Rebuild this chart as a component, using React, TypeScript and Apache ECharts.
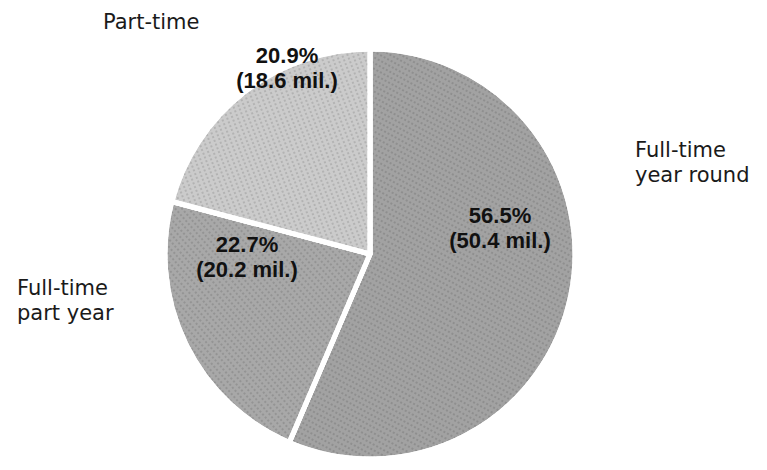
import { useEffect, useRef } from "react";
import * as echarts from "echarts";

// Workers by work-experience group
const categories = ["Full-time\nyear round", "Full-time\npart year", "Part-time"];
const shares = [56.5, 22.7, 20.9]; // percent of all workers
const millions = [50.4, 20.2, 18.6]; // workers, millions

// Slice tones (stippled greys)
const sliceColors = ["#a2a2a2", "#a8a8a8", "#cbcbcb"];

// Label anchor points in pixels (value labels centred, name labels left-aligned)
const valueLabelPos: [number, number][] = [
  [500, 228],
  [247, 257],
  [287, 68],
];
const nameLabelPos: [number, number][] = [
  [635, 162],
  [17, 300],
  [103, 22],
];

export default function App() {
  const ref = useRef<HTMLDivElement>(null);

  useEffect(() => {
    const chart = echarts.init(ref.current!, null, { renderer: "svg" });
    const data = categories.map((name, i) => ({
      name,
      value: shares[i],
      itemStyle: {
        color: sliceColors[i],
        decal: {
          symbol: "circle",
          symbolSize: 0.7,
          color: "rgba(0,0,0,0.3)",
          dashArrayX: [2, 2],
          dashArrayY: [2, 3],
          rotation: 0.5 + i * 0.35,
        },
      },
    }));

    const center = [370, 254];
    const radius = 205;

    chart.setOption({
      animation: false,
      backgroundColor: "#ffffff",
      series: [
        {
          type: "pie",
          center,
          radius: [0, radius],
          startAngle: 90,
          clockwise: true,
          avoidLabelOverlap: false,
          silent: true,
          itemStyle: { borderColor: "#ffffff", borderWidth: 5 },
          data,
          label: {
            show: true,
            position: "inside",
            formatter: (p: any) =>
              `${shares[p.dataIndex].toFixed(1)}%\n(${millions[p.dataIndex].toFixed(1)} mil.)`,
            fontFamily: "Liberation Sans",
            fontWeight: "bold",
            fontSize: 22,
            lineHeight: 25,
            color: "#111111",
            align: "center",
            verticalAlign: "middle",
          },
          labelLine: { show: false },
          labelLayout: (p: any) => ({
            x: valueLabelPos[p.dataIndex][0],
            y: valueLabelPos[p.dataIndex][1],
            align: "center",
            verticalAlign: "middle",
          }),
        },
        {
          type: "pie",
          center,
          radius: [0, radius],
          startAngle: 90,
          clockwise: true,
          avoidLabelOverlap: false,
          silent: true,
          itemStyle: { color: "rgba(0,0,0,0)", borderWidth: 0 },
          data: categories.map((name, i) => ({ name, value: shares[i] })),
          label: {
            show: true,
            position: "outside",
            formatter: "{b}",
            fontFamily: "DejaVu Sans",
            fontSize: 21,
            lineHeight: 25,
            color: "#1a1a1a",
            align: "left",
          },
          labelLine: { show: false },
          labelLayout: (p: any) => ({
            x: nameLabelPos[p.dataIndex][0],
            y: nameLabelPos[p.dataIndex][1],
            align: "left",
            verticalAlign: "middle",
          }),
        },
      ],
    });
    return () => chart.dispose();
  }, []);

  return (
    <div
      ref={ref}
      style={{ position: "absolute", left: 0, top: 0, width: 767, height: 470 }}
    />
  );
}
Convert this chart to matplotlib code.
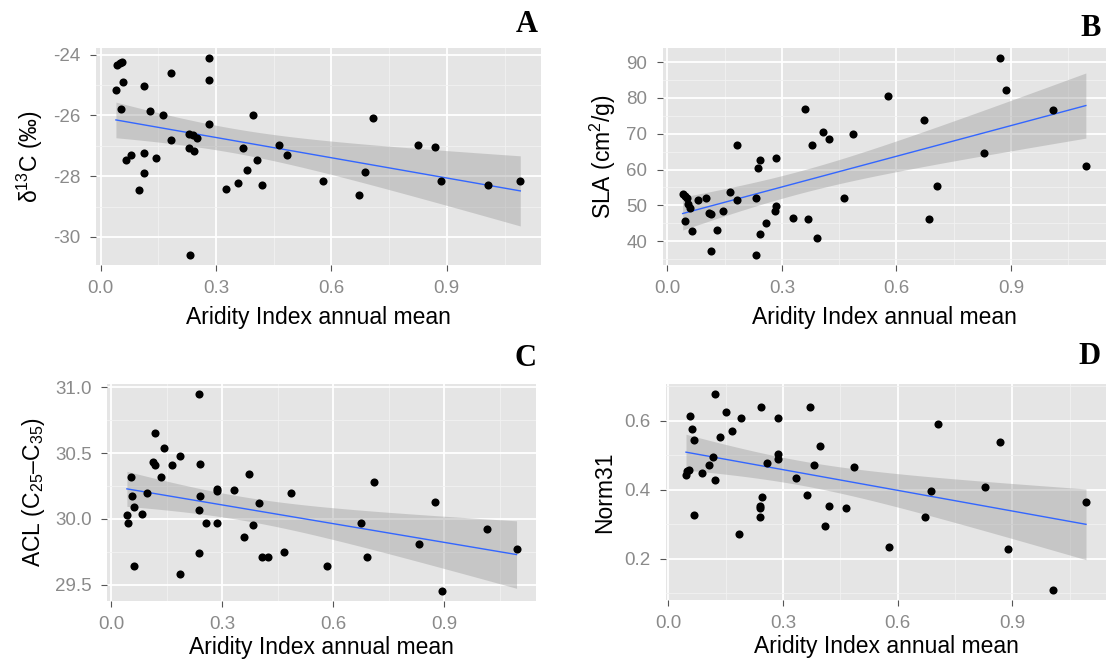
+++++
◆ DIRECTIONS:
Up to and including the line containing "const ref = useRef<HTMLDivElement>(null);", repeat every line from the start of the data, but none of the pictures.

◆ RESULT FOR THIS EXERCISE:
Rebuild this chart as a component, using React, TypeScript and Apache ECharts.
import { useEffect, useRef } from "react";
import * as echarts from "echarts";

// Workers by work-experience group
const categories = ["Full-time\nyear round", "Full-time\npart year", "Part-time"];
const shares = [56.5, 22.7, 20.9]; // percent of all workers
const millions = [50.4, 20.2, 18.6]; // workers, millions

// Slice tones (stippled greys)
const sliceColors = ["#a2a2a2", "#a8a8a8", "#cbcbcb"];

// Label anchor points in pixels (value labels centred, name labels left-aligned)
const valueLabelPos: [number, number][] = [
  [500, 228],
  [247, 257],
  [287, 68],
];
const nameLabelPos: [number, number][] = [
  [635, 162],
  [17, 300],
  [103, 22],
];

export default function App() {
  const ref = useRef<HTMLDivElement>(null);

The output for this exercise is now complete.